For software developers, continuous integration/continuous delivery (CI/CD) pipelines can help make their job of testing and deploying code much easier. These CI/CD pipelines automate the way code that developers build gets deployed into production environments. This automation can make software development projects, quicker and more efficient, and ultimately save money.
Building code creatively in Continuous integration/ continuous delivery pipelines works best for projects that need to deploy quality code quickly into production. That’s why these pipelines are perfect for “agile” software development efforts that need to push out a usable software application that has undergone best practices for its testing, staging, and deployment phases.
Software developers can take CI/CD principles and apply them to their own work to increase team efficiency and implement best practices for your coding environment to follow. You can also introduce CI/CD development principles to your business’s key IT stakeholders, even if your team is still in the process of adopting a CI/CD pipeline. Take a look at the following ways you can code creatively with CI/CD.
Take Advantage of Test-Driven Development
Using test-driven development is essential to your code’s testing and staging phases. Your pipeline should always have a way to ensure that, no matter what code you and your team are working on, it can be pushed into production quickly and in a functional state.
Good test-driven development in a CI/CD pipeline does its very best to make all code you’re working the best it can be when it goes out into a production environment. You will nearly always introduce substantially less risk into your production environment when you push your code through testing cycles that use a suite of testing tools
Placing an emphasis on building good code during your test stage also saves code development time during staging and production. A team that focuses heavily on test-driven development to push code through iteration cycles fast and into a production environment cuts down on the time they spend resolving bugs and iterating on code.
What’s more, a team that spends an initial chunk of development time refining their test cycles and test tools used can eventually decide which tests they want to take out of the testing phase. This triage of tests to run and when to run them can impact the rate at which you push out your completed code to your production environment.
Always Rely on Version Control
Using version control will help you and your team keep all of your latest and greatest changes to code together in one place. Good CI/CD development should rely on a repository for version control to make sure that whatever change you collaborate on is reflected in the latest deployed version of your software.
You and your team can enable added security measures to your version control, too, so that you’re always committing changes approved by another teammate and together with another developer on your team who is authorized to commit.
Marry Your Security With Code
Your CI/CD pipeline contains huge amounts of code and digital assets for your development team and company as a whole. If your CI/CD pipeline suddenly becomes compromised, your entire team’s repository of code is at risk.
A best practice to use when coding in a CI/CD environment is to marry your security measures with code. In other words, you need to clamp down on who and what can access your CI/CD pipeline’s codebase.

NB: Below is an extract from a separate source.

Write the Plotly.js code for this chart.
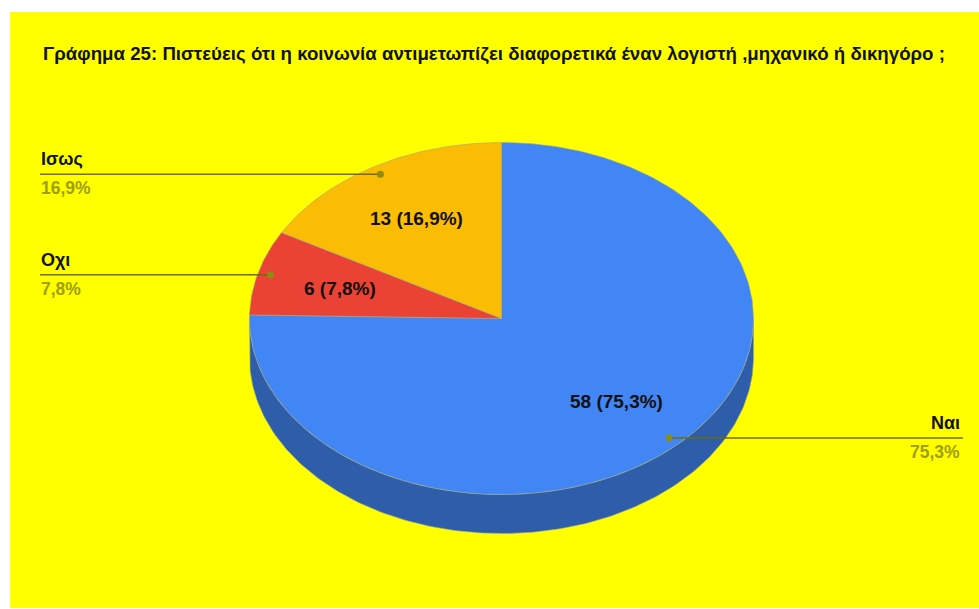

You can start doing this by setting up protections for the internal networks and environments you push your code into. Depending on the scale of your software development project and size of your CI/CD pipeline, you may need to take advantage of more than one network to push your code into.
That’s why it’s important to coordinate with the team responsible for your network architecture and infrastructure to create access controls for your CI/CD pipeline. These access controls will keep your code secure and protected from unauthorized access.
Only Promote Code In Your CI/CD Pipeline
Promoting code only through your CI/CD pipeline into your production environment is a surefire way to have your code adhere to CI/CD development and deployment standards. That’s because, for every stage of your pipeline that your code goes through, you’re responsible for applying your team’s pre-defined software development meant standards and best practices.
If you’re only promoting code in your pipeline, you never need to worry that untrusted, untested code is being pushed into production. In order to make this happen, you need to closely coordinate with your network infrastructure, DevOps, operational security, and software development teams about what best practices to enforce for code that needs to get pushed through your pipeline.
This can allow you to resolve one-hundred percent of issues in your code with the same continuous implementation and deployment of best practices that you use on the rest of your code.
Make Failure a Part of Your Development
It’s important that you and your team code around potential failures in CI/CD. This is because there are multiple teams you are likely going to work together with, such as information security, operations, QA, and DevOps. When you are coding in CI/CD, you need to make sure you build a system that has response features ready to tackle planned failures.
It can be uncomfortable to discuss a buggy feature you coded with your teammates, But, in fact, using retrospectives that analyze failures in code and consider multiple alternative solutions for next time are essential to CI/CD software development environments.
Without a plan to build-in failure responses and improve from them, it can be difficult to know how best to optimize your software development phases. Use failures as a way to refine your CI/CD development and make your code the best it can be.
Remember to work your CI/CD pipeline around your coding processes and tools, not the other way around. Your CI/CD pipeline opens up new ways to creatively code together and optimize your software development lifecycle.
It can take some time to fully adapt your development to CI/CD, but once you do, your testing, development, and deployment of code will become faster and more efficient than ever.